Эта терцина сопутствует самой страшной, самой важной сцене. Актеры покидают игровое пространство - хрупкое белое чудо, сотворенное Игорем Поповым из тонких колонн и круглящихся арок, уступив место певцам, музыкантам и рабочим сцены. Рабочие деловито расставляют на втором плане стеклянные параллелепипеды, сбрасывают сверху какие-то из верхнего проема разноцветные шланги; аквариумы бурлят.... Дон Гуан и явившийся на зов Командор начинают петь, усевшись друг против друга, опустив ноги в воду (один левую, другой правую; сразу становится понятно, что это вода преисподней, что у героев буквально «одна нога здесь, другая там»). Сзади, почти по пояс в воде Стикса, застыла Дона Анна: новая кладбищенская статуя. Перед нами - таинство приобщения к вечной смерти, и это очень страшно.

Но еще страшнее то, что делается на первом плане. Из верхнего проема на тросе, слегка покачиваясь, опустился гроб, его отнесли к давно уже открытому люку, захоронили. Вниз полетели комья земли, зашмякали о дерево, потом упали охапки красных гвоздик. И все кончилось. В рецензии я писал: «...Думаю, что в театре не было человека, который в эту минуту не ощутил бы самого себя закапываемым в братской могиле». Потом подтвердилось: если не все, то многие ощущали, что Васильев хоронит и себя, и публику.

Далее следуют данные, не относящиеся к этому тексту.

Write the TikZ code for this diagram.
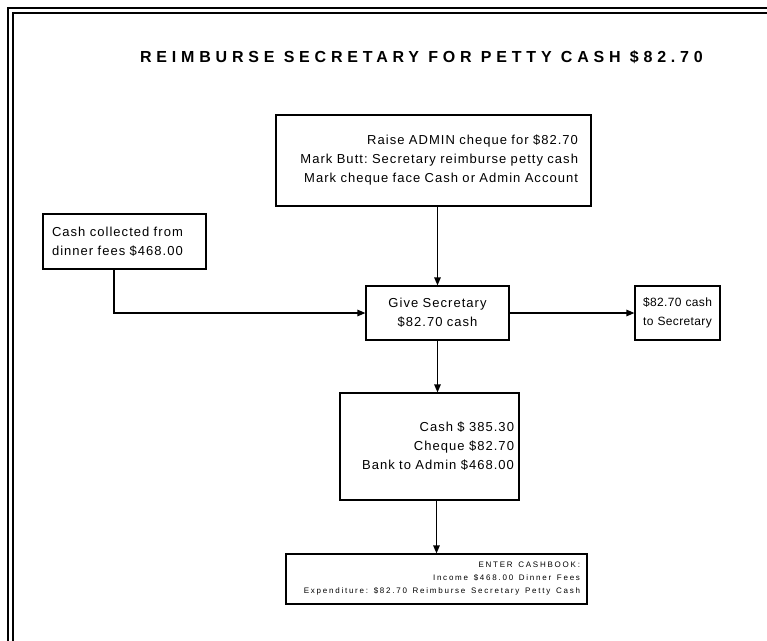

Сейчас он в Лионе, выпускает премьеру, возвращаться не собирается: некуда. «Школа драматического искусства» будет играть серию спектаклей «Дон Жуан мертв» в апреле, но вне рамок «Золотой маски». Васильев поставил непременное условие - писать в фестивальных афишах и программках: «Спектакль бывшего театра «Школа драматического искусства». Дирекция сочла это то ли капризом, то ли слишком дерзким выпадом против победителей.